Example 2: Geometry Optimization
As a second example, we will try performing some geometry optimization. Note that PySCF has some extra features for geometry optimization, in particular the scanner mode. But we will do things manually for illustration purposes. We will also use a smaller basis set just to keep the notebook run-time manageable.
mol = gto.Mole()
mol.basis = "STO-3G"
mol.atom = read_geom("Benzene.xyz")
mol.verbose = 0
_ = mol.build()
class OptTarget:
def __init__(self, mol):
self.mol = mol.copy()
self.energies = [] # Store computed energies
def __call__(self, pos):
nat = len(self.mol.atom)
# Reshape the position variable to a per atom
rpos = pos.reshape(nat, 3)
# Update the positions
for i in range(nat):
self.mol.atom[i][1] = rpos[i]
self.mol.build()
# Compute the energy
mf = dft.RKS(self.mol)
mf.xc = "PBE0"
e = mf.kernel()
self.energies.append(e)
return e
from scipy.optimize import minimize
t = OptTarget(mol)
opt = minimize(t, x0=mol.atom_coords(), method="CG", tol=1e-2)
fig, axs = plt.subplots(figsize=(4,3))
axs.plot(t.energies, 'kx--')
axs.set_ylabel("Energy (a.u.)", fontsize=12)
axs.set_xlabel("Iteration", fontsize=12)
_ = axs.set_ylim(-229.5, -226)
With this basic approach the progress is quite slow. This is because the black box minimizer is trying to numerically approximate the gradient.

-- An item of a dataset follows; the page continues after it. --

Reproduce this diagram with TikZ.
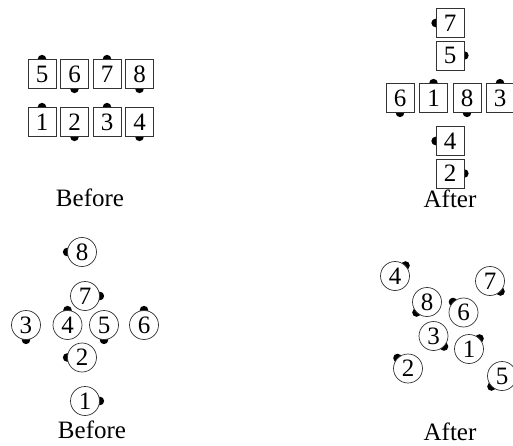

Since we can get the gradient from the pyscf calculation, let's integrate it into the process.
from pyscf import grad
class OptTarget:
def __init__(self, mol):
self.mol = mol.copy()
self.energies = [] # Store the computed energies
self.grad_norm = [] # Store the norm of the computed gradients
def __call__(self, pos):
from numpy.linalg import norm
nat = len(self.mol.atom)
# Reshape the position variable to a per atom
rpos = pos.reshape(nat, 3)
# Update the positions
for i in range(nat):
self.mol.atom[i][1] = rpos[i]
self.mol.build()
# Compute the energy
mf = dft.RKS(self.mol)
mf.xc = "PBE0"
e = mf.kernel()
self.energies.append(e)
# Compute the gradient
mf = grad.RKS(mf)
g = mf.kernel()
self.grad_norm.append(norm(g))
return e, g.flatten()
from scipy.optimize import minimize
t = OptTarget(mol)
opt = minimize(t, x0=mol.atom_coords(), method="CG", jac=True, tol=1e-2)

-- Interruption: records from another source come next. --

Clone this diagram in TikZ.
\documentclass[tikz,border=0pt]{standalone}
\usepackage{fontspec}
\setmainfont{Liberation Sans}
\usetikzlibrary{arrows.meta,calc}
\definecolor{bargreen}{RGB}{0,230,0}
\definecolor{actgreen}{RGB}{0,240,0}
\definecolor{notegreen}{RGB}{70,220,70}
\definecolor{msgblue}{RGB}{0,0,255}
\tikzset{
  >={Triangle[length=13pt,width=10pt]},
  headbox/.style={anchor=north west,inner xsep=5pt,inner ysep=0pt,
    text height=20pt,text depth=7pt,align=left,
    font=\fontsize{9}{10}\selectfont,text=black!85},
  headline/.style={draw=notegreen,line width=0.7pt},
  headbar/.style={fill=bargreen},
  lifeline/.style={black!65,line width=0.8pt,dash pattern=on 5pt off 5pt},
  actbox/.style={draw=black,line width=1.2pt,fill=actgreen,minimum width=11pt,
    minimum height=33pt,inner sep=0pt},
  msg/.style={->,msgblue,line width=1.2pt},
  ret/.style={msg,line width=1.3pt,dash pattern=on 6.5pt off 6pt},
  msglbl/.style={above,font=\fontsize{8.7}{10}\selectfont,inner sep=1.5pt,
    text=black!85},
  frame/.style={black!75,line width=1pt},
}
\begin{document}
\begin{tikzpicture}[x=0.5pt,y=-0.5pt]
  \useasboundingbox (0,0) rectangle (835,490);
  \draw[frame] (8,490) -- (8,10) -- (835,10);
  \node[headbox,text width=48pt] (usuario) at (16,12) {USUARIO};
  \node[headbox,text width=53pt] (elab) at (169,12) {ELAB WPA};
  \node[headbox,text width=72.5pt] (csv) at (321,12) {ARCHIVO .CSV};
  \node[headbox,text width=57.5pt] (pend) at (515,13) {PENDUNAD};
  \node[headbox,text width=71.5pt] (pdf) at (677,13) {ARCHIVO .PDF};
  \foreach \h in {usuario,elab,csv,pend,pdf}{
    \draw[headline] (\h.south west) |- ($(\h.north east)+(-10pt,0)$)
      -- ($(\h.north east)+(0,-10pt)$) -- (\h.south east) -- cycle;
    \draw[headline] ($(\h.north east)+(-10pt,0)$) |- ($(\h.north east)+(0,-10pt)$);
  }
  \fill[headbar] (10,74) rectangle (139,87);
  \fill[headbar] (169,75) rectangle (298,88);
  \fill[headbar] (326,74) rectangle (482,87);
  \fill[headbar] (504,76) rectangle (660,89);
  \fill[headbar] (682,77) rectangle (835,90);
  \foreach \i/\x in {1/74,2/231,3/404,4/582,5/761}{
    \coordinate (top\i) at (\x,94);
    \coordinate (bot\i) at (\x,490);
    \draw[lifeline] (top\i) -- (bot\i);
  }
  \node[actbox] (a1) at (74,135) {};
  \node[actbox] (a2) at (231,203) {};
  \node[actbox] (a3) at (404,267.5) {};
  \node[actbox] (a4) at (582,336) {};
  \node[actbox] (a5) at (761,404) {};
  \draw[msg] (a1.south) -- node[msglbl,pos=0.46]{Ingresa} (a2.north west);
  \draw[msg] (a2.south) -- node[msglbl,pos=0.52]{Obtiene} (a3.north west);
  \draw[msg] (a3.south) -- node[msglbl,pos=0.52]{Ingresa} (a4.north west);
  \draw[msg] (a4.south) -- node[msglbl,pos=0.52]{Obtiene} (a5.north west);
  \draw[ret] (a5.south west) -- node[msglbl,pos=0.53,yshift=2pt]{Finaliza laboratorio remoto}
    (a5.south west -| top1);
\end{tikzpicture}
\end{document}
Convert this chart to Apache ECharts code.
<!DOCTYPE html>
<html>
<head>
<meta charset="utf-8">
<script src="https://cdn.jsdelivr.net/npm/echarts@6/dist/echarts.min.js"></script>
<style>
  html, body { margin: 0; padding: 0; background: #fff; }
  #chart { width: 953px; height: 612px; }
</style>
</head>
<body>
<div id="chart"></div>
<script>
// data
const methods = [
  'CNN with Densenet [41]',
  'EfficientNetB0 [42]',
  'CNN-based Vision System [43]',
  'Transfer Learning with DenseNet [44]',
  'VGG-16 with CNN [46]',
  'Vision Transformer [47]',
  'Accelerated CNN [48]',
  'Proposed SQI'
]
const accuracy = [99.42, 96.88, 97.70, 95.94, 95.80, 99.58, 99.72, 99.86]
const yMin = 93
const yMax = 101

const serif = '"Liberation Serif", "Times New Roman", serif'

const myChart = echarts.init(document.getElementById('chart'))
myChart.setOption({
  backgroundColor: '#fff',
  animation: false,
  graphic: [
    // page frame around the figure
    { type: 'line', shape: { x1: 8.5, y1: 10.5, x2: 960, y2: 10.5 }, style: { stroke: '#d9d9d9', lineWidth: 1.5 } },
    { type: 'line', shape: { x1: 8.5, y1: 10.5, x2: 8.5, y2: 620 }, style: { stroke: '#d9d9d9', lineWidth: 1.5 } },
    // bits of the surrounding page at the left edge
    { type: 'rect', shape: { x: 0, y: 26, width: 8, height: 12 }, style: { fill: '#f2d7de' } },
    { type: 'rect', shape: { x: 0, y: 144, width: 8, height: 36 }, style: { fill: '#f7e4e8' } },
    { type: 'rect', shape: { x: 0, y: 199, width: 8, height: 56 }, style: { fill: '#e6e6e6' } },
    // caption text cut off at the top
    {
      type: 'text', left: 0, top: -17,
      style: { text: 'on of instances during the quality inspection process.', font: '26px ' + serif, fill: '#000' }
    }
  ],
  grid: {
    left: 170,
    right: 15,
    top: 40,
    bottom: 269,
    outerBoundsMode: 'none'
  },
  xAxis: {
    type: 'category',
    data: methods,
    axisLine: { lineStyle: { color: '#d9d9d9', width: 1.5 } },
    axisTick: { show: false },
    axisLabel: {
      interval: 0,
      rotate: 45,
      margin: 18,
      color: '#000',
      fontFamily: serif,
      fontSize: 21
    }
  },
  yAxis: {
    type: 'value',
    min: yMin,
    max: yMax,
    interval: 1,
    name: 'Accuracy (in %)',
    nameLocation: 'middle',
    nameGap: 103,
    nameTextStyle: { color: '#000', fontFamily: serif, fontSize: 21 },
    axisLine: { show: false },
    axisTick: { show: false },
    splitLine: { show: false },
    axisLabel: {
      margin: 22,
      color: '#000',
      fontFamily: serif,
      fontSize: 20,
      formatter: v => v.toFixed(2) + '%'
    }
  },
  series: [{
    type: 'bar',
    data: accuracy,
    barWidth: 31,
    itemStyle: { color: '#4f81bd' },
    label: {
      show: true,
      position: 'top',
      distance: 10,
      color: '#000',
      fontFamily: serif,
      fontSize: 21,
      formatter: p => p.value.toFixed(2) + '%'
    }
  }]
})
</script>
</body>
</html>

fig, axs = plt.subplots(figsize=(4,3))
axs.plot(t.energies, 'kx--', label="Energy")
axs.set_ylabel("Energy (a.u.)", fontsize=12)

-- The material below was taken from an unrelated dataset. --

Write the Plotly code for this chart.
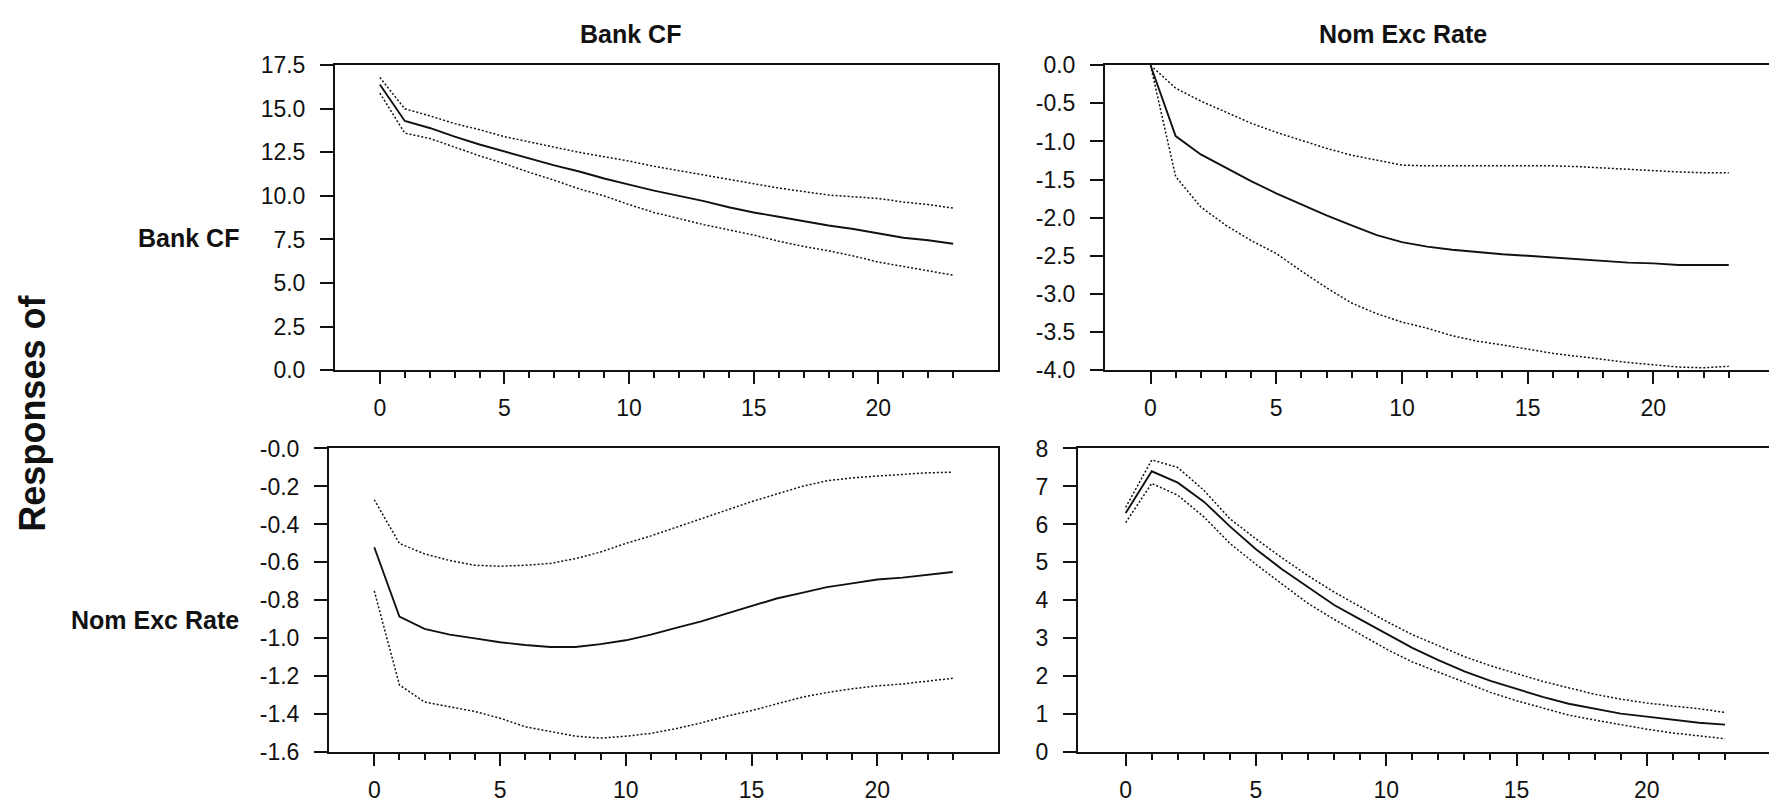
import plotly.graph_objects as go

W, H = 1769, 806

horizon = list(range(24))

# Response of Bank CF to Bank CF shock
bcf_bcf = [16.4, 14.3, 13.9, 13.4, 12.95, 12.55, 12.15, 11.75, 11.4, 11.0, 10.65, 10.3,
           10.0, 9.7, 9.35, 9.05, 8.8, 8.55, 8.3, 8.1, 7.85, 7.6, 7.45, 7.25]
bcf_bcf_hi = [16.8, 15.0, 14.6, 14.15, 13.8, 13.4, 13.1, 12.8, 12.5, 12.25, 12.0, 11.7,
              11.45, 11.2, 10.95, 10.7, 10.45, 10.25, 10.05, 9.95, 9.85, 9.65, 9.5, 9.3]
bcf_bcf_lo = [15.9, 13.6, 13.3, 12.8, 12.3, 11.85, 11.35, 10.9, 10.4, 10.0, 9.5, 9.05,
              8.7, 8.35, 8.05, 7.75, 7.4, 7.1, 6.85, 6.55, 6.2, 5.95, 5.7, 5.45]

# Response of Bank CF to Nom Exc Rate shock
bcf_ner = [0.0, -0.93, -1.17, -1.35, -1.52, -1.68, -1.83, -1.97, -2.10, -2.23, -2.32, -2.38,
           -2.42, -2.45, -2.48, -2.50, -2.52, -2.55, -2.57, -2.59, -2.60, -2.62, -2.62, -2.62]
bcf_ner_hi = [0.0, -0.30, -0.47, -0.62, -0.76, -0.88, -0.99, -1.09, -1.18, -1.25, -1.31, -1.32,
              -1.32, -1.32, -1.32, -1.32, -1.32, -1.33, -1.35, -1.36, -1.38, -1.40, -1.41, -1.41]
bcf_ner_lo = [0.0, -1.46, -1.86, -2.10, -2.30, -2.47, -2.70, -2.92, -3.12, -3.26, -3.37, -3.45,
              -3.55, -3.62, -3.67, -3.73, -3.78, -3.82, -3.86, -3.90, -3.93, -3.96, -3.97, -3.95]

# Response of Nom Exc Rate to Bank CF shock
ner_bcf = [-0.52, -0.885, -0.95, -0.98, -1.0, -1.02, -1.035, -1.045, -1.045, -1.03, -1.01, -0.98,
           -0.945, -0.91, -0.87, -0.83, -0.79, -0.76, -0.73, -0.71, -0.69, -0.68, -0.665, -0.65]
ner_bcf_hi = [-0.27, -0.50, -0.555, -0.59, -0.615, -0.62, -0.615, -0.605, -0.58, -0.545, -0.5, -0.46,
              -0.415, -0.37, -0.325, -0.28, -0.24, -0.2, -0.17, -0.155, -0.145, -0.135, -0.128, -0.125]
ner_bcf_lo = [-0.75, -1.245, -1.335, -1.36, -1.385, -1.42, -1.465, -1.49, -1.515, -1.525, -1.515, -1.5,
              -1.475, -1.445, -1.41, -1.38, -1.345, -1.31, -1.285, -1.265, -1.25, -1.24, -1.225, -1.21]

# Response of Nom Exc Rate to Nom Exc Rate shock
ner_ner = [6.3, 7.4, 7.1, 6.6, 5.95, 5.35, 4.82, 4.35, 3.88, 3.5, 3.12, 2.75,
           2.43, 2.13, 1.88, 1.66, 1.46, 1.28, 1.15, 1.02, 0.94, 0.86, 0.78, 0.73]
ner_ner_hi = [6.45, 7.7, 7.5, 6.9, 6.15, 5.62, 5.12, 4.65, 4.22, 3.83, 3.45, 3.1,
              2.8, 2.52, 2.28, 2.07, 1.87, 1.7, 1.53, 1.4, 1.3, 1.22, 1.15, 1.05]
ner_ner_lo = [6.05, 7.08, 6.77, 6.2, 5.5, 4.95, 4.43, 3.92, 3.5, 3.1, 2.72, 2.38,
              2.12, 1.84, 1.58, 1.36, 1.16, 0.98, 0.85, 0.72, 0.61, 0.51, 0.44, 0.36]

shock_names = ["Bank CF", "Nom Exc Rate"]
response_names = ["Bank CF", "Nom Exc Rate"]

tl_ticks = [0.0, 2.5, 5.0, 7.5, 10.0, 12.5, 15.0, 17.5]
tr_ticks = [0.0, -0.5, -1.0, -1.5, -2.0, -2.5, -3.0, -3.5, -4.0]
bl_ticks = [0.0, -0.2, -0.4, -0.6, -0.8, -1.0, -1.2, -1.4, -1.6]
bl_text = ["-0.0", "-0.2", "-0.4", "-0.6", "-0.8", "-1.0", "-1.2", "-1.4", "-1.6"]
br_ticks = [0, 1, 2, 3, 4, 5, 6, 7, 8]

FONT = "Arial, Liberation Sans, sans-serif"
INK = "#111111"


def px_x(p):
    return p / W


def px_y(p):
    return 1 - p / H


# panel layout in pixels: horizontal span, vertical span (top, bottom), axis ranges
panels = [
    dict(x=(335, 998), y=(54, 369), xr=[-1.8, 24.8], yr=[0, 17.5], mid=bcf_bcf, hi=bcf_bcf_hi, lo=bcf_bcf_lo,
         tv=tl_ticks, tt=[f"{v:.1f}" for v in tl_ticks], box=True),
    dict(x=(1105, 1769), y=(54, 369), xr=[-1.81, 24.6], yr=[-4, 0], mid=bcf_ner, hi=bcf_ner_hi, lo=bcf_ner_lo,
         tv=tr_ticks, tt=[f"{v:.1f}" for v in tr_ticks], box=False),
    dict(x=(329, 998), y=(450, 764), xr=[-1.8, 24.8], yr=[-1.6, 0], mid=ner_bcf, hi=ner_bcf_hi, lo=ner_bcf_lo,
         tv=bl_ticks, tt=bl_text, box=True),
    dict(x=(1078, 1769), y=(450, 764), xr=[-1.83, 24.69], yr=[0, 8], mid=ner_ner, hi=ner_ner_hi, lo=ner_ner_lo,
         tv=br_ticks, tt=[str(v) for v in br_ticks], box=False),
]

fig = go.Figure()
layout = dict(
    width=W, height=H, margin=dict(l=0, r=0, t=0, b=0),
    paper_bgcolor="white", plot_bgcolor="white", showlegend=False,
    font=dict(family=FONT, size=23, color=INK),
)

for i, p in enumerate(panels, start=1):
    xa = "xaxis" if i == 1 else f"xaxis{i}"
    ya = "yaxis" if i == 1 else f"yaxis{i}"
    xref = "x" if i == 1 else f"x{i}"
    yref = "y" if i == 1 else f"y{i}"
    layout[xa] = dict(
        domain=[px_x(p["x"][0]), px_x(p["x"][1])], range=p["xr"], anchor=yref,
        showgrid=False, zeroline=False, showline=True, linecolor=INK, linewidth=2, mirror=True,
        tickmode="array", tickvals=[0, 5, 10, 15, 20], ticks="outside", ticklen=12, tickwidth=1.5,
        tickcolor=INK, ticklabelstandoff=4,
        minor=dict(tickmode="array", tickvals=horizon, ticks="outside", ticklen=6, tickwidth=1.5,
                   tickcolor=INK, showgrid=False),
    )
    layout[ya] = dict(
        domain=[px_y(p["y"][1]), px_y(p["y"][0])], range=p["yr"], anchor=xref,
        showgrid=False, zeroline=False, showline=True, linecolor=INK, linewidth=2,
        mirror=p["box"], tickmode="array", tickvals=p["tv"], ticktext=p["tt"],
        ticks="outside", ticklen=13, tickwidth=1.5, tickcolor=INK, ticklabelstandoff=10,
    )
    for series, dash, width in ((p["hi"], "2px,2px", 1.5), (p["lo"], "2px,2px", 1.5), (p["mid"], "solid", 1.9)):
        fig.add_trace(go.Scatter(x=horizon, y=series, mode="lines", xaxis=xref, yaxis=yref,
                                 line=dict(color=INK, width=width, dash=dash)))

bold = dict(family=FONT, size=25, color=INK)
annotations = [
    dict(text=f"<b>{shock_names[0]}</b>", x=px_x(630), y=px_y(22), xref="paper", yref="paper",
         showarrow=False, font=bold, xanchor="center", yanchor="middle"),
    dict(text=f"<b>{shock_names[1]}</b>", x=px_x(1403), y=px_y(22), xref="paper", yref="paper",
         showarrow=False, font=bold, xanchor="center", yanchor="middle"),
    dict(text=f"<b>{response_names[0]}</b>", x=px_x(241), y=px_y(232), xref="paper", yref="paper",
         showarrow=False, font=bold, xanchor="right", yanchor="middle"),
    dict(text=f"<b>{response_names[1]}</b>", x=px_x(241), y=px_y(627), xref="paper", yref="paper",
         showarrow=False, font=bold, xanchor="right", yanchor="middle"),
    dict(text="<b>Responses of</b>", x=px_x(33), y=px_y(414), xref="paper", yref="paper",
         showarrow=False, textangle=-90, font=dict(family=FONT, size=36, color=INK),
         xanchor="center", yanchor="middle"),
]
layout["annotations"] = annotations

fig.update_layout(**layout)
fig.write_html("out.html")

axs.set_xlabel("Iteration", fontsize=12)
axs.set_ylim(-229.5, -226)
axs.legend(loc="upper left")
axs2 = axs.twinx()
axs2.plot(t.grad_norm, 'r+--', label="Force")
axs2.set_ylabel("Gradient Norm (Å)")
axs2.set_yscale("log")
_ = axs2.legend(loc="upper right")
Using the gradient information, convergence is much quicker.
Example 3: Contraction Coefficient Optimization
Now let's try something really fancy: optimization of the contraction coefficients of our basis set.
class OptTarget:
def __init__(self, mol):
self.mol = mol.copy()
self.energies = [] # Store the computed energies
def __call__(self, coefficients):
# Build the basis
basis = {"H": gto.basis.load("STO-3G", "H"),
"C": gto.basis.load("STO-3G", "C")}
# Update with the new coefficients
i = 0
for at in basis.values():
for shell in at:
for coeff in shell[1:]:
coeff[1] = coefficients[i]
i += 1
self.mol.basis = basis
self.mol.build()
# Compute the energy
mf = dft.RKS(self.mol)
mf.xc = "PBE0"
e = mf.kernel()
self.energies.append(e)
return e
I'll manually write the starting coefficients of the STO-3G basis set as our initial guess.
t = OptTarget(mol)
start_coeff = [0.1543289673E+00, 0.5353281423E+00, 0.4446345422E+00, #H 1S
0.1543289673E+00, 0.5353281423E+00, 0.4446345422E+00, #C 1S
-0.9996722919E-01, 0.3995128261E+00, 0.7001154689E+00, #C 2S
0.1559162750E+00, 0.6076837186E+00, 0.3919573931E+00] #C 2p
Optimize and plot. This time the TNC method is used because we are constraining the contraction coefficients to be between -1 and 1. In practice we probably would want to impose more sophisticated constraints.
opt = minimize(t, x0=start_coeff, bounds=[(-1, 1) for _ in start_coeff],
method="TNC", tol=1e-2)
fig, axs = plt.subplots(figsize=(4,3))
axs.plot(t.energies, 'kx--')
axs.set_ylabel("Energy (a.u.)", fontsize=12)
axs.set_xlabel("Iteration", fontsize=12)
_ = axs.set_ylim(-229.4, -229)
The end result is that we could bring the energy down. Optimizing a basis set is a dangerous game of course, you potentially lose out on a lot of error cancellation and other properties might be negatively affected. How about the band gap?
tn = OptTarget(mol)
tcat = OptTarget(cat)
print("Initial Basis:", h_to_eV*(tn(start_coeff) - tcat(start_coeff)), "eV")
Initial Basis: -8.095511667441343 eV
tn = OptTarget(mol)
tcat = OptTarget(cat)
print("Optimized Basis:", h_to_eV*(tn(opt.x) - tcat(opt.x)), "eV")
Optimized Basis: -8.859976551095974 eV
Not bad, in this case our new basis was able to improve things slightly. There is more to the subject of basis set optimization, such as trying to keep the overlap matrix well conditioned or generation of the gradient, but that will have to be a subject of a future blog post.